» **DATASET**:
** start **

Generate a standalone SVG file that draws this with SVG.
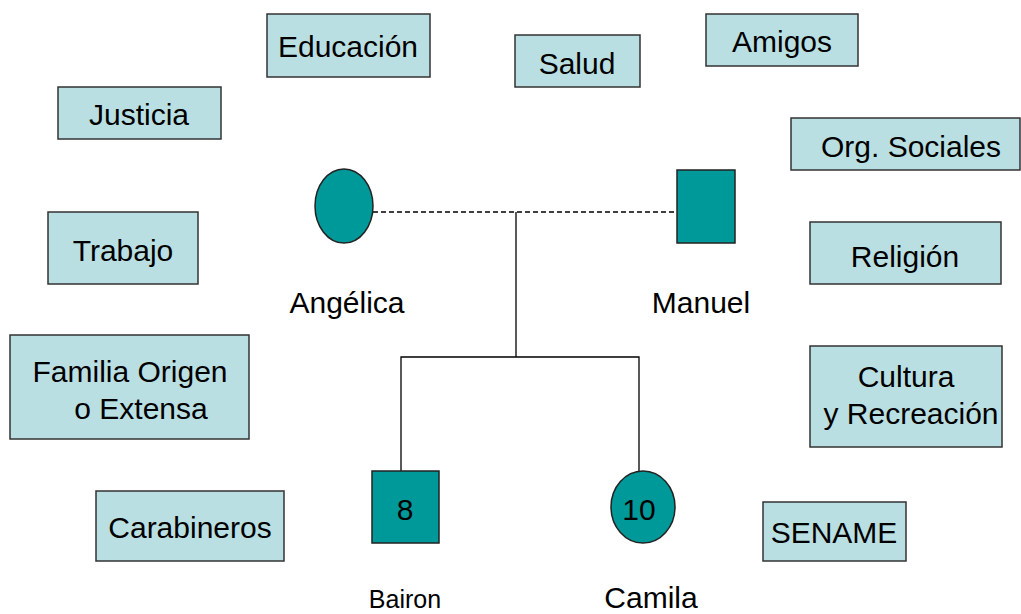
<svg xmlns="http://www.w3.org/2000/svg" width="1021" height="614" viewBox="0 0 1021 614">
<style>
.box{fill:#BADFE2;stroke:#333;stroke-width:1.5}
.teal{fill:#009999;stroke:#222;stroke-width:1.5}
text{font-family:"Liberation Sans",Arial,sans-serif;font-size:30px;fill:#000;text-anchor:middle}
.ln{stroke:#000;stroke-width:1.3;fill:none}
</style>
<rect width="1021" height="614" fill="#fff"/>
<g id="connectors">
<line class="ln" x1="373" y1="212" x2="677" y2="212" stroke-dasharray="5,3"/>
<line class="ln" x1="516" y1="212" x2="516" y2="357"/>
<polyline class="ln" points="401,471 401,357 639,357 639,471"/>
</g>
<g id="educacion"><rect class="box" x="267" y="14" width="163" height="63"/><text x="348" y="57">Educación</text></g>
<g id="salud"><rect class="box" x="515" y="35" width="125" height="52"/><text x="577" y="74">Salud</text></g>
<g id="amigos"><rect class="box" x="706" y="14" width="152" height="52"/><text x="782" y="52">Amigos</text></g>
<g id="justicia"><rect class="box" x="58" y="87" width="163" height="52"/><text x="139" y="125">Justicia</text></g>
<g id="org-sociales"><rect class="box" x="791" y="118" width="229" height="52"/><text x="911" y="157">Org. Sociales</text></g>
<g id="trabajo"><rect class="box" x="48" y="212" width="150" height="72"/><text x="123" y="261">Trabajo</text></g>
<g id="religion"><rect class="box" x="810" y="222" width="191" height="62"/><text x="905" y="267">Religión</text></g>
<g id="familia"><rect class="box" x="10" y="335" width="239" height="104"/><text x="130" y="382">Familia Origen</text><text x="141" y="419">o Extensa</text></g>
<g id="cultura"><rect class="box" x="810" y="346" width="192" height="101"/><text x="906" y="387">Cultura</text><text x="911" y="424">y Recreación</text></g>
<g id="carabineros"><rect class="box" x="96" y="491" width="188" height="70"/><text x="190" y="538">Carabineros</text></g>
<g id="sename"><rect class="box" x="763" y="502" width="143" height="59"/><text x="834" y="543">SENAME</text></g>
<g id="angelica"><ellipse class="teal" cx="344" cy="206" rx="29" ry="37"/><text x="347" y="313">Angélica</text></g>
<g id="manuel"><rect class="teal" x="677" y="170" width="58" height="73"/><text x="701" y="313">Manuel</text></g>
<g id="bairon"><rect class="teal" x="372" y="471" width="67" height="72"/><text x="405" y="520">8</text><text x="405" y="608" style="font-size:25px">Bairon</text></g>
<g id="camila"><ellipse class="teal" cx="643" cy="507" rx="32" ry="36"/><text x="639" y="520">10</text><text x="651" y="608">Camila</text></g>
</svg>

** end **
** start **

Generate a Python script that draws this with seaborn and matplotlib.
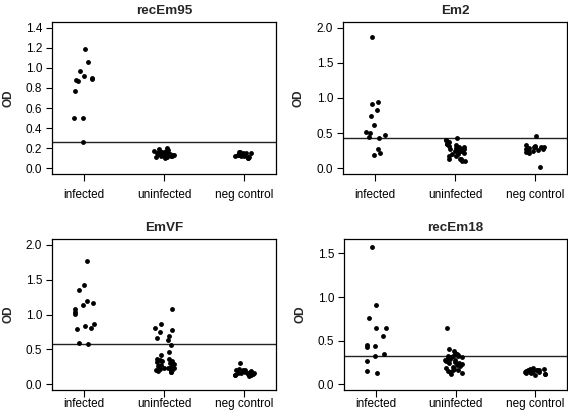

** end **

» **TASK TO CARRY OUT**: In how many lines of the data does the string "that" appear? Give only the number.

» **TASK OUTPUT**: 2